Donne capilista in ogni dove. Il ‘gentil sesso’ ha invaso lo Stivale come non mai, in questa tornata delle Politiche. Molte femministe gongolano, non vedendo, tuttavia, che proprio una capilista donna, molte volte apre le porte del parlamento al suo compagno di partito, collocato, volutamente, al secondo posto. In altri termini, “fumo negli occhi” che penalizza, di fatto, la stessa donna. Ma, per far ciò, la candidata deve essere collocata, in più collegi. Come il caso di Laura Boldrini, piazzata dai vertici di Liberi e Uguali in cinque collegi. A Milano, nel blindato uninominale per la Camera. Facendo ‘bingo’, l’esponente di LeU, sempre pronta a difendere le donne, darà quattro possibilità ad altrettanti uomini per andare a Montecitorio. A Milano (Seregno-Monza -Gorgonzola) dietro la presidente della Camera c’è Giulio Cavalli. A Milano (Cologno-Bollate-Cinisello-Sesto S. Giovanni) capolista sempre Boldrini, secondo Alessio Pasquini. Stessa musica al collegio di Milano (1-2-3-4-5), capolista Boldrini, secondo posto sempre Alessio Pasquini che, a questo punto, è già con un piede dentro Montecitorio. Sempre la Boldrini capolista a Milano (Legnano-Abbiategrasso), ma questa volta un eventuale beneficio andrebbe a Paolo Coseddu. In sintesi, questo tipo di composizione di liste, inevitabilmente, limita notevolmente le candidature femminili “vincenti”.
Sembra ormai diventata una ricorrente ‘spina nel fianco’ per Liberi e Uguali la questione della presenza femminile nelle liste.

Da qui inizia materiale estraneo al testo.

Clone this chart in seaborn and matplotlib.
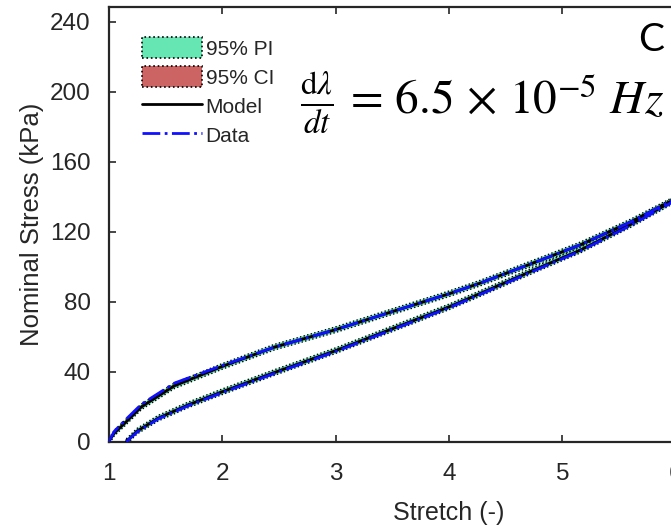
import matplotlib
matplotlib.use("Agg")
import matplotlib.pyplot as plt
import seaborn as sns
import numpy as np
import pandas as pd
from matplotlib.patches import Patch
from matplotlib.lines import Line2D

# ---- data ----
stretch_load = [1.00, 1.05, 1.14, 1.29, 1.58, 2.00, 2.46, 3.00, 3.46, 4.00, 4.27, 4.80, 5.16, 5.60, 5.96, 6.30]
model_load = [0.0, 5.0, 10.5, 20.0, 32.0, 43.0, 54.0, 64.0, 73.5, 84.5, 90.5, 103.5, 112.5, 125.5, 137.5, 151.0]
data_load = [0.0, 6.0, 12.0, 21.5, 33.5, 43.5, 54.0, 64.0, 73.5, 84.5, 90.5, 103.5, 112.5, 125.5, 137.5, 151.0]

stretch_unload = [1.155, 1.25, 1.435, 1.70, 2.00, 2.46, 3.00, 3.46, 4.00, 4.27, 4.80, 5.16, 5.60, 5.96, 6.30]
model_unload = [0.0, 6.0, 13.4, 21.0, 28.5, 39.5, 52.0, 63.5, 77.0, 84.5, 99.5, 109.5, 124.0, 137.0, 151.0]
data_unload = [0.0, 5.5, 13.0, 20.5, 28.0, 39.0, 51.5, 63.0, 76.5, 84.0, 99.0, 109.0, 123.5, 136.5, 151.0]

pi_half = 1.6   # kPa, half width of 95% PI band
ci_half = 0.6   # kPa, half width of 95% CI band

legend_labels = ["95% PI", "95% CI", "Model", "Data"]
pi_color = "#66e6b3"
ci_color = "#cc6464"

sns.set_style("ticks")
plt.rcParams["font.family"] = ["Liberation Sans", "DejaVu Sans"]
plt.rcParams["mathtext.fontset"] = "stix"

fig = plt.figure(figsize=(6.71, 5.26), dpi=100)
W, H = 671, 526
ax_left, ax_bottom_px, ax_top_px = 108.7, 441.7, 6.7
unit = 113.4
xmin, xmax = 1, 7
ax = fig.add_axes([ax_left / W, 1 - ax_bottom_px / H,
                   (xmax - xmin) * unit / W, (ax_bottom_px - ax_top_px) / H])

for xs, ym in [(stretch_load, model_load), (stretch_unload, model_unload)]:
    xs = np.array(xs); ym = np.array(ym)
    ax.fill_between(xs, ym - pi_half, ym + pi_half, facecolor=pi_color,
                    edgecolor="black", linestyle=":", linewidth=1.0, zorder=2)
    ax.fill_between(xs, ym - ci_half, ym + ci_half, facecolor=ci_color,
                    edgecolor="black", linestyle=":", linewidth=0.6, zorder=3)

df_model = pd.concat([
    pd.DataFrame({"stretch": stretch_load, "stress": model_load, "branch": "load"}),
    pd.DataFrame({"stretch": stretch_unload, "stress": model_unload, "branch": "unload"}),
])
df_data = pd.concat([
    pd.DataFrame({"stretch": stretch_load, "stress": data_load, "branch": "load"}),
    pd.DataFrame({"stretch": stretch_unload, "stress": data_unload, "branch": "unload"}),
])

sns.lineplot(data=df_model, x="stretch", y="stress", units="branch", estimator=None,
             sort=False, color="black", linewidth=2.0, ax=ax, zorder=4, legend=False)
sns.lineplot(data=df_data, x="stretch", y="stress", units="branch", estimator=None,
             sort=False, color="#1010ff", linewidth=2.0, linestyle="-.", ax=ax, zorder=5,
             legend=False)

ax.set_xlim(xmin, xmax)
ax.set_ylim(0, (ax_bottom_px - ax_top_px) / 1.75)
ax.set_xticks([1, 2, 3, 4, 5, 6, 7])
ax.set_yticks([0, 40, 80, 120, 160, 200, 240])
ax.tick_params(direction="in", length=5, width=1.2, top=True, right=True,
               labelsize=17.5, colors="#262626")
ax.tick_params(axis="y", pad=13)
ax.tick_params(axis="x", pad=15)
for s in ax.spines.values():
    s.set_linewidth(1.6)
    s.set_color("#262626")
ax.set_xlabel("Stretch (-)", fontsize=18, color="#262626", labelpad=12)
ax.set_ylabel("Nominal Stress (kPa)", fontsize=18.5, color="#262626", labelpad=4)

handles = [
    Patch(facecolor=pi_color, edgecolor="black", linestyle=":", linewidth=1.2),
    Patch(facecolor=ci_color, edgecolor="black", linestyle=":", linewidth=1.2),
    Line2D([0], [0], color="black", linewidth=2.0),
    Line2D([0], [0], color="#1010ff", linewidth=2.0, linestyle="-."),
]
leg = ax.legend(handles, legend_labels, loc="upper left",
                bbox_to_anchor=((142 - ax_left) / ((xmax - xmin) * unit),
                                1 - (37 - ax_top_px) / (ax_bottom_px - ax_top_px)),
                frameon=False, fontsize=15, handlelength=2.9, handleheight=1.2,
                handletextpad=0.15, labelspacing=0.35, borderaxespad=0, borderpad=0)

fig.text(300 / W, 1 - 102 / H,
         r"$\frac{\mathrm{d}\lambda}{dt}\,=\,6.5\,\times\,10^{-5}\ Hz$",
         fontsize=34, ha="left", va="center", color="black")
fig.text(664 / W, 1 - 40 / H, "C", fontsize=28, ha="right", va="center",
         family=["Lato", "DejaVu Sans"], color="black")

fig.savefig("out.png", dpi=100)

Dopo le polemiche sul nome del partito – declinato al maschile ma nel cui simbolo e’ stata aggiunta una E stilizzata a rappresentare la presenza femminile – nel corso della conferenza stampa in cui Massimo D’Alema e il responsabile Esteri, Erasmo Palazzotto, hanno presentato i candidati nella circoscrizione Estero, si e’ verificato un animato fuori programma. Protagonista dell’episodio una cronista canadese, che ha chiesto conto della mancanza di candidate donne all’incontro con i giornalisti: “Siete in tre, e tutti uomini. Mi spiegate – ha detto – perche’ non c’e’ nemmeno una donna tra quelle candidate?”. E palesemente irritata, ha abbandonato la sala. Bando ai fuori programma, non è musica che suona solo nel partito di Pietro Grasso, questa delle candidature capilista donne. Con toni crescenti arriva pure dal Pd, dove la ‘pluripremiata’ da Matteo Renzi, Maria Elena Boschi è stata piazzata in sei collegi, ma per un solo posto alla Camera. Per il sottosegretario di Stato sarà una campagna molto movimentata, dato che dovrà convincere gli elettori del Trentino Alto Adige, Lombardia e Sicilia.

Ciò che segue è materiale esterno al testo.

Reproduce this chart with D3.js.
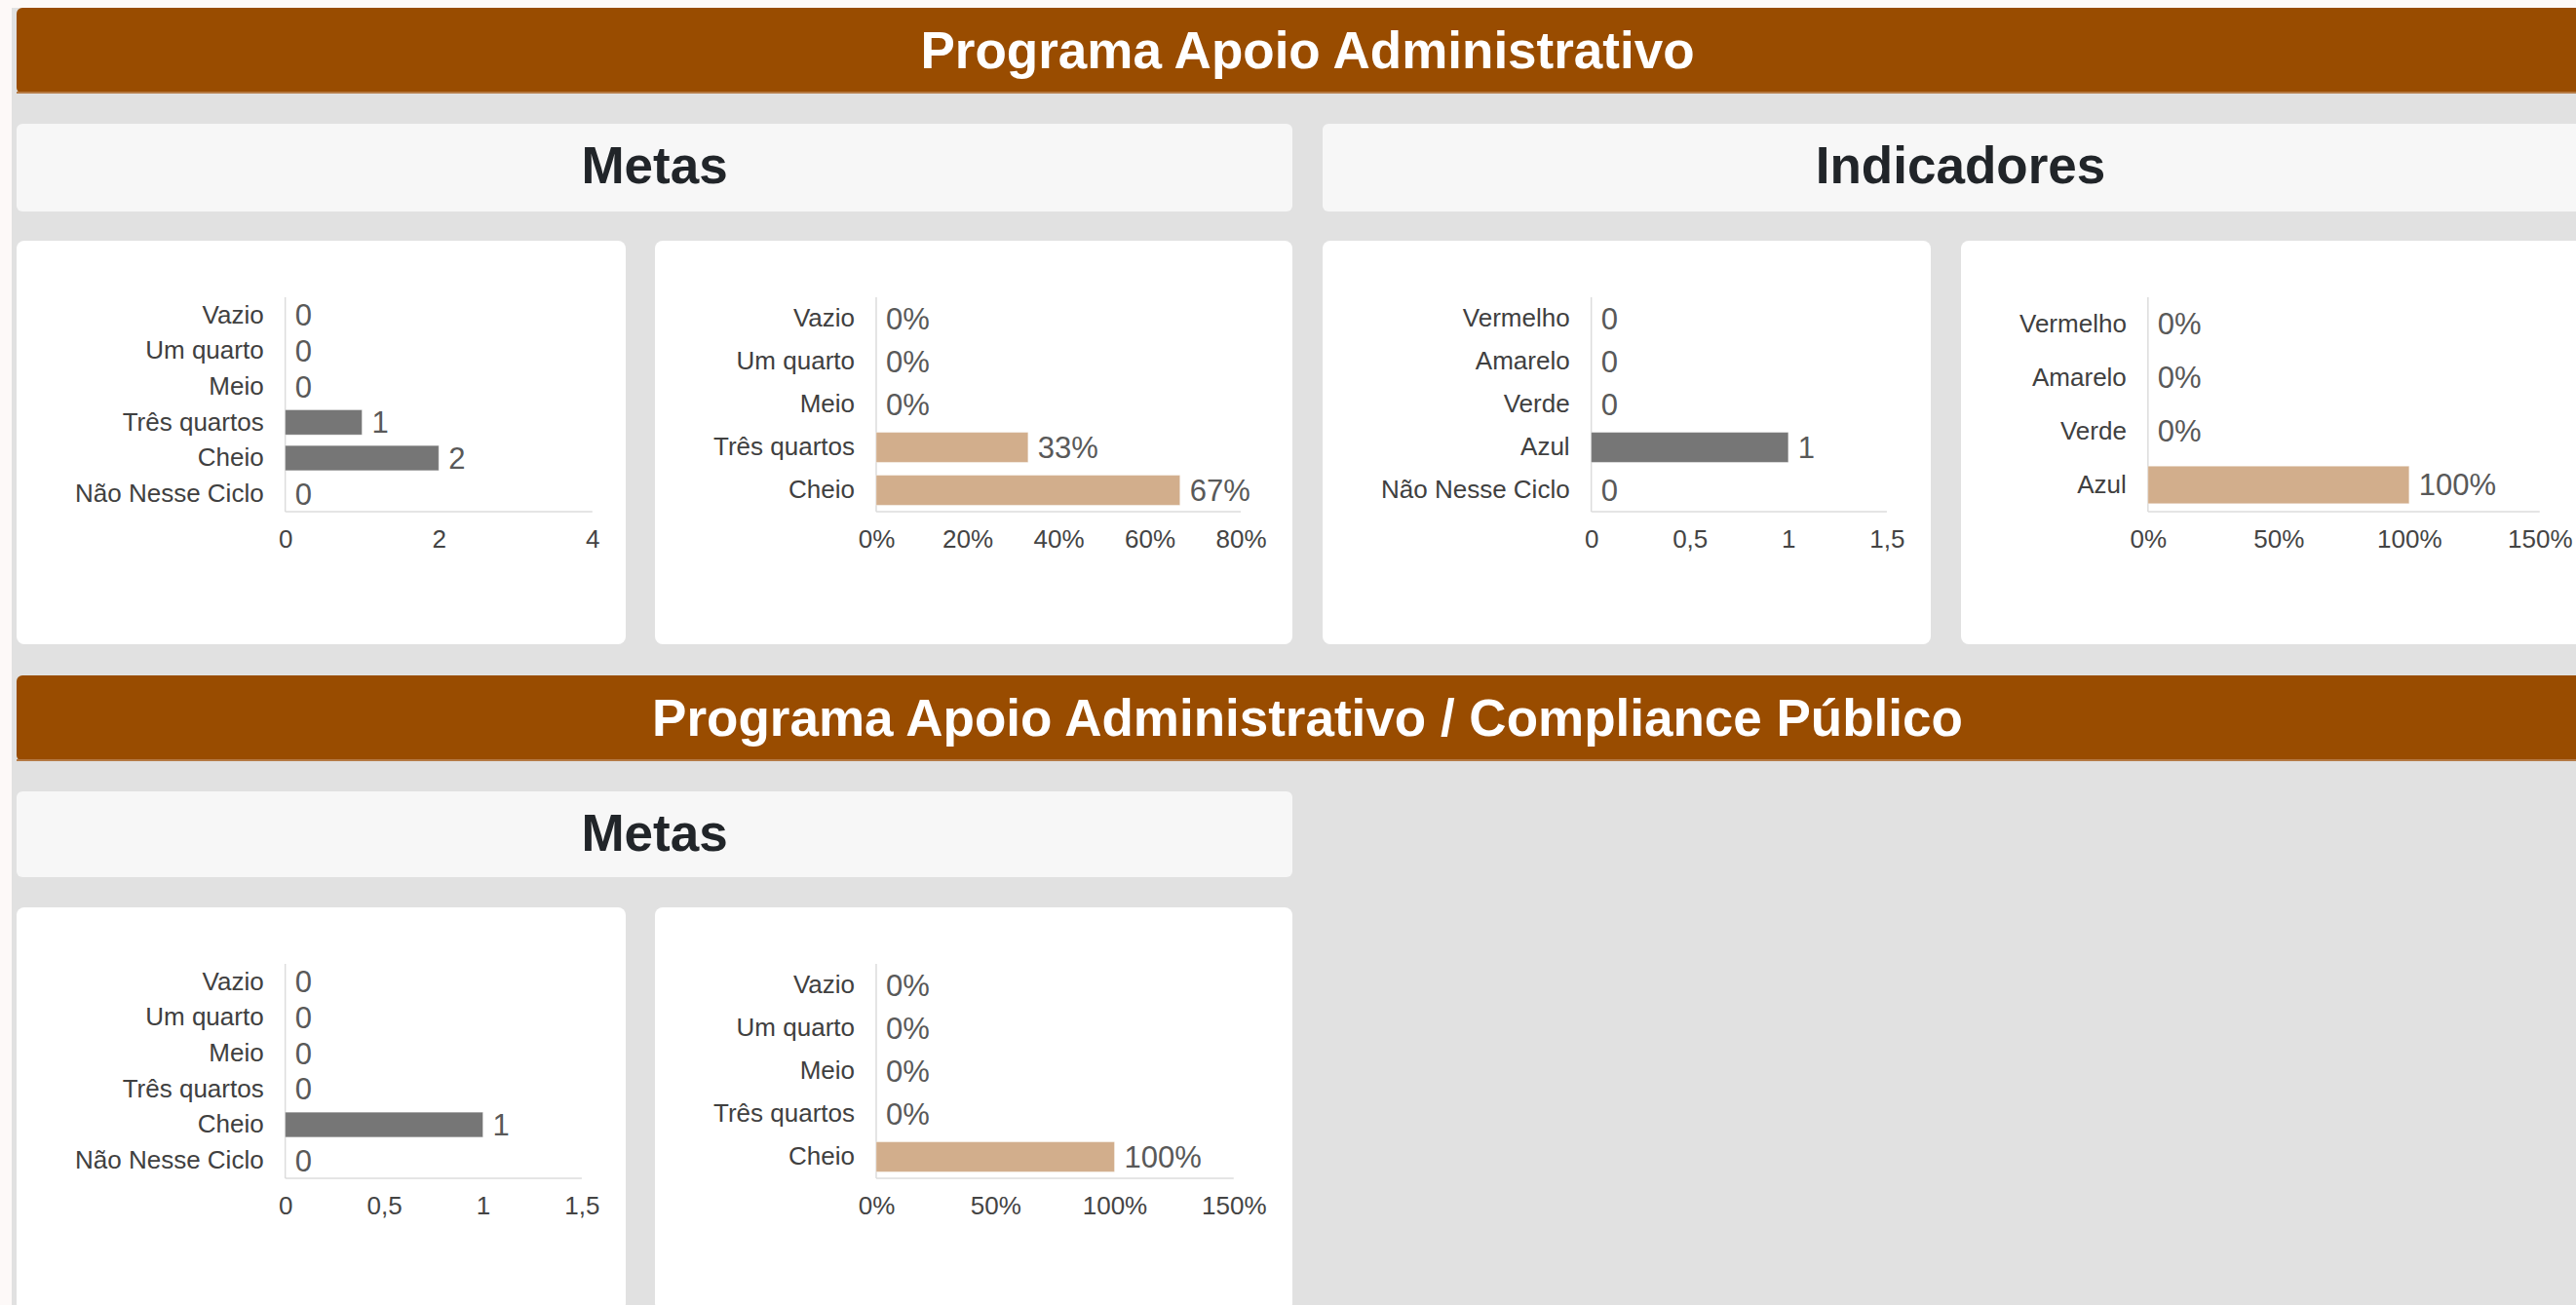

Infatti, dopo il seggio ‘blindato’ dell’uninominale di Bolzano, la Boschi è capolista a Mantova-Cremona con al secondo posto, Luciano Pizzetti che già scalpita. A circa due mila chilometri, troviamo la Boschi capolista a Messina-Enna. Una posizione, viste le precedenti, che molto probabilmente apre le porte di Montecitorio alla chiacchierata candidatura del rettore di Messina, Pietro Navarra, nipote del boss medico di Corleone. Sempre in Sicilia, l’esponente Pd aretina è capolista a Marsala-Bagheria, con alle spalle Carmelo Miceli. E, ancora in Sicilia, è capolista a Ragusa-Siracusa e parti di Catania, seguita dal segretario dem regionale, Fausto Raciti. Altri cinque posti sbarrati al ‘gentil sesso’. Anche sull’altro fronte, le cose non vanno meglio. La tecnica è la stessa. Quindi, basta ricordare le sei candidature di Lorena Milanato che per Forza Italia corre per un posto alla Camera. O i cinque seggi che Matteo Salvini ha offerto a Giulia Bongiorno.